Written request >> Reproduce the material below line by line, beginning with its first line and ending with the line that contains "const gwDepthTicks = [27, 28, 29, 30, 31, 32, 33, 34];"; leave out pictures.

Provided data >>
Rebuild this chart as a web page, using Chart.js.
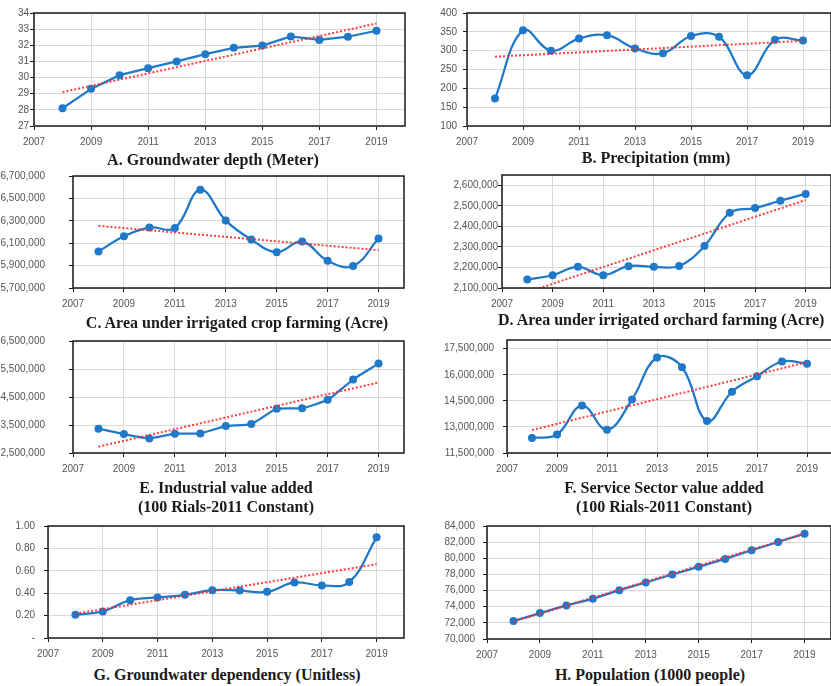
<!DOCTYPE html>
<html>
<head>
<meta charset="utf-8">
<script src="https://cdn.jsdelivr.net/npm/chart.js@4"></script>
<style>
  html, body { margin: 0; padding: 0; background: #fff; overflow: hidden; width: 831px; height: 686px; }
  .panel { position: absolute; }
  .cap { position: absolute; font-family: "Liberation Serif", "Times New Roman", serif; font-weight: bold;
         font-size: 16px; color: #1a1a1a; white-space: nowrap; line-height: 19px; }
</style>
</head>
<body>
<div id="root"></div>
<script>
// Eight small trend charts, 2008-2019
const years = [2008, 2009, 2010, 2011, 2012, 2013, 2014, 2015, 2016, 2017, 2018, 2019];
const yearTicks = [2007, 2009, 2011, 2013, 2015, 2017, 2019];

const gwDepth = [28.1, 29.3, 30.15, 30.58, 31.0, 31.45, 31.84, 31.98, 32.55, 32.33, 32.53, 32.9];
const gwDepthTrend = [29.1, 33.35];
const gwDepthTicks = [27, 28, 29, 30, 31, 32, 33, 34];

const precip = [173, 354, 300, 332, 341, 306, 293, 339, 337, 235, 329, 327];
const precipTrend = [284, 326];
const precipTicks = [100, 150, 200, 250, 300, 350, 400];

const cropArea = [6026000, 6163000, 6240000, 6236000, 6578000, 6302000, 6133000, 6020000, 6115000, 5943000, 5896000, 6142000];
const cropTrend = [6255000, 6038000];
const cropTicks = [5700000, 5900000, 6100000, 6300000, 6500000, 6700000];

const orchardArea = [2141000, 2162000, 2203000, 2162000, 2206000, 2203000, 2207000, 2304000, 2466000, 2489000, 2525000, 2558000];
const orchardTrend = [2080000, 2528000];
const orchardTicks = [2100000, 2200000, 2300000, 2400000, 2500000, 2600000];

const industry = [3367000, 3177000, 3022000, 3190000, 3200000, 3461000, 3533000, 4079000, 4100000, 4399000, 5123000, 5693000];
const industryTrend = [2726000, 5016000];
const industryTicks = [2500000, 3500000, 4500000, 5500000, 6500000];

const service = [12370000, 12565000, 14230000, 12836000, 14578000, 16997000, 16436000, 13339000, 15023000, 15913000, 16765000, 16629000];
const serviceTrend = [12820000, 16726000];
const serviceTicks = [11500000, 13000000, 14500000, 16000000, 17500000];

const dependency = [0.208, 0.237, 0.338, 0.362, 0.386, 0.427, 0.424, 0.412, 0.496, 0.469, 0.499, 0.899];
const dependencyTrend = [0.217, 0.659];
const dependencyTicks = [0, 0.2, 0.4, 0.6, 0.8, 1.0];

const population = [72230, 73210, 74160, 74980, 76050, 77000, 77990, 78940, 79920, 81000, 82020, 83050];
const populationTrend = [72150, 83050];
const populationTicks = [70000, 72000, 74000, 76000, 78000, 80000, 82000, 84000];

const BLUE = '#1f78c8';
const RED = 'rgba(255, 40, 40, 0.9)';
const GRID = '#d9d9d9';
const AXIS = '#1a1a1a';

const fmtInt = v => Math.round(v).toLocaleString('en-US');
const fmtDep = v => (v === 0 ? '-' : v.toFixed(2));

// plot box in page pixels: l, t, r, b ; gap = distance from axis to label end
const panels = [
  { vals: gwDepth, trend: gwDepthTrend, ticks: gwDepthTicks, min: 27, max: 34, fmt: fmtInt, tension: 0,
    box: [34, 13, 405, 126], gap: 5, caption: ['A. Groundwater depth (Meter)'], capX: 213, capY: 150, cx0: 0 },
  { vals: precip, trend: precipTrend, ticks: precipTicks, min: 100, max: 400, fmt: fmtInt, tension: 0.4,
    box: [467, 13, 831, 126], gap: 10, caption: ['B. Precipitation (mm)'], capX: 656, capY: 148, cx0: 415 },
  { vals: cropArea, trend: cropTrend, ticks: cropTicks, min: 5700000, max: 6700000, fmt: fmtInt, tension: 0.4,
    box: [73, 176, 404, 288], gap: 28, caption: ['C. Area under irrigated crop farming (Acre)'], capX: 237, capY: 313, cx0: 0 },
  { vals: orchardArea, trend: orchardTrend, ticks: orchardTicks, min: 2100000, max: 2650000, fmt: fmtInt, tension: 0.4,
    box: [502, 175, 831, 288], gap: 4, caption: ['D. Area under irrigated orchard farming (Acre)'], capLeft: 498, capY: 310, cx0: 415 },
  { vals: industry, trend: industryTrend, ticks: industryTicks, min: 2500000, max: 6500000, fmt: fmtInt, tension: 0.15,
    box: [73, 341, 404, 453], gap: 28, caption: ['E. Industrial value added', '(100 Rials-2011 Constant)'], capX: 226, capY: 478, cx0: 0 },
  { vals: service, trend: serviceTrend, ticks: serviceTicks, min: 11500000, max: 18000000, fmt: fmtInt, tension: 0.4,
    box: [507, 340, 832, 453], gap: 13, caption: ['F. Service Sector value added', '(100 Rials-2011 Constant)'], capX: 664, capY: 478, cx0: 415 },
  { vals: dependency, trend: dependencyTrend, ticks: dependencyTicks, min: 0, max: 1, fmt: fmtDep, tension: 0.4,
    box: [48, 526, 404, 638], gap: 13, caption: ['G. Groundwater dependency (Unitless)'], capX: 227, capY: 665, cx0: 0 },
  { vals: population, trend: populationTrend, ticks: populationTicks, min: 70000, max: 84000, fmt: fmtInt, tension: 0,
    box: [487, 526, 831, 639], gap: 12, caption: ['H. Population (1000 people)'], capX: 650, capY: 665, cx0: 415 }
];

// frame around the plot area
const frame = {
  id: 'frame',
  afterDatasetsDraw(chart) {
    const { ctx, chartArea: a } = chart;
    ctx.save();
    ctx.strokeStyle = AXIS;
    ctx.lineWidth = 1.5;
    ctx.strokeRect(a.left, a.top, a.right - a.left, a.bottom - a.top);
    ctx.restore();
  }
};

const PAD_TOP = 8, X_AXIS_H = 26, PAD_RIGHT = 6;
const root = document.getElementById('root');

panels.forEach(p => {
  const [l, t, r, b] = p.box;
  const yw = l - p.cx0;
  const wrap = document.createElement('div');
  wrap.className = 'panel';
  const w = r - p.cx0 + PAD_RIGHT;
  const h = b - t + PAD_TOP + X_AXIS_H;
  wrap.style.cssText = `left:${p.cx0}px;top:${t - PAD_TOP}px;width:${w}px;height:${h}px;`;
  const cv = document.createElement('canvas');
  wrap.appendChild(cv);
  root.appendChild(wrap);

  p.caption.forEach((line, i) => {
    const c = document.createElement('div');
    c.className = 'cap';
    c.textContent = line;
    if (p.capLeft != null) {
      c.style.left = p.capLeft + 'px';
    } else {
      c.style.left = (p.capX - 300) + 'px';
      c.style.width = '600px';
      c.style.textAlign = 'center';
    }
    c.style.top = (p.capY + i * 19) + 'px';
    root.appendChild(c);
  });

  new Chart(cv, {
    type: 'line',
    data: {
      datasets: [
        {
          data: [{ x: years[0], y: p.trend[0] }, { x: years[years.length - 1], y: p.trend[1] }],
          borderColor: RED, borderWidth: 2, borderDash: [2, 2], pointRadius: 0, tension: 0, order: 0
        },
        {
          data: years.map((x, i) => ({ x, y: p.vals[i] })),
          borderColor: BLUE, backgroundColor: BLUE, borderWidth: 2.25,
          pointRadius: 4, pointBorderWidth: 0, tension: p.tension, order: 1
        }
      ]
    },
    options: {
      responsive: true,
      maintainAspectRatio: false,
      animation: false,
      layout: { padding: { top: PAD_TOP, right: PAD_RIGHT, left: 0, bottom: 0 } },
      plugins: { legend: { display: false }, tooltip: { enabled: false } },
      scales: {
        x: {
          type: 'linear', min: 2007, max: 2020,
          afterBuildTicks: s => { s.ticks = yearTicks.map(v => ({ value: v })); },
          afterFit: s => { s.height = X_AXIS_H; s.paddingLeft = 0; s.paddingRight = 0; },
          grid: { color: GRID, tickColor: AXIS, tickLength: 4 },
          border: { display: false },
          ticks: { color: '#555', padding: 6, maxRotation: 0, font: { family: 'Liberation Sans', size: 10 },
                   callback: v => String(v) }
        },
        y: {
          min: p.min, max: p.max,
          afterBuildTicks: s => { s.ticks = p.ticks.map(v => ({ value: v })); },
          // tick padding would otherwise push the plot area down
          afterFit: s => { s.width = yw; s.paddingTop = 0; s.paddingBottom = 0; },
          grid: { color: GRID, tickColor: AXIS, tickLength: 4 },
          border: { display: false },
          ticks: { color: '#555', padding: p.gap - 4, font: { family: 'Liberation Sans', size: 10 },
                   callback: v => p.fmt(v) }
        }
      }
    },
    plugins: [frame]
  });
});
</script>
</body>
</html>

Answer below >>
Rebuild this chart as a web page, using Chart.js.
<!DOCTYPE html>
<html>
<head>
<meta charset="utf-8">
<script src="https://cdn.jsdelivr.net/npm/chart.js@4"></script>
<style>
  html, body { margin: 0; padding: 0; background: #fff; overflow: hidden; width: 831px; height: 686px; }
  .panel { position: absolute; }
  .cap { position: absolute; font-family: "Liberation Serif", "Times New Roman", serif; font-weight: bold;
         font-size: 16px; color: #1a1a1a; white-space: nowrap; line-height: 19px; }
</style>
</head>
<body>
<div id="root"></div>
<script>
// Eight small trend charts, 2008-2019
const years = [2008, 2009, 2010, 2011, 2012, 2013, 2014, 2015, 2016, 2017, 2018, 2019];
const yearTicks = [2007, 2009, 2011, 2013, 2015, 2017, 2019];

const gwDepth = [28.1, 29.3, 30.15, 30.58, 31.0, 31.45, 31.84, 31.98, 32.55, 32.33, 32.53, 32.9];
const gwDepthTrend = [29.1, 33.35];
const gwDepthTicks = [27, 28, 29, 30, 31, 32, 33, 34];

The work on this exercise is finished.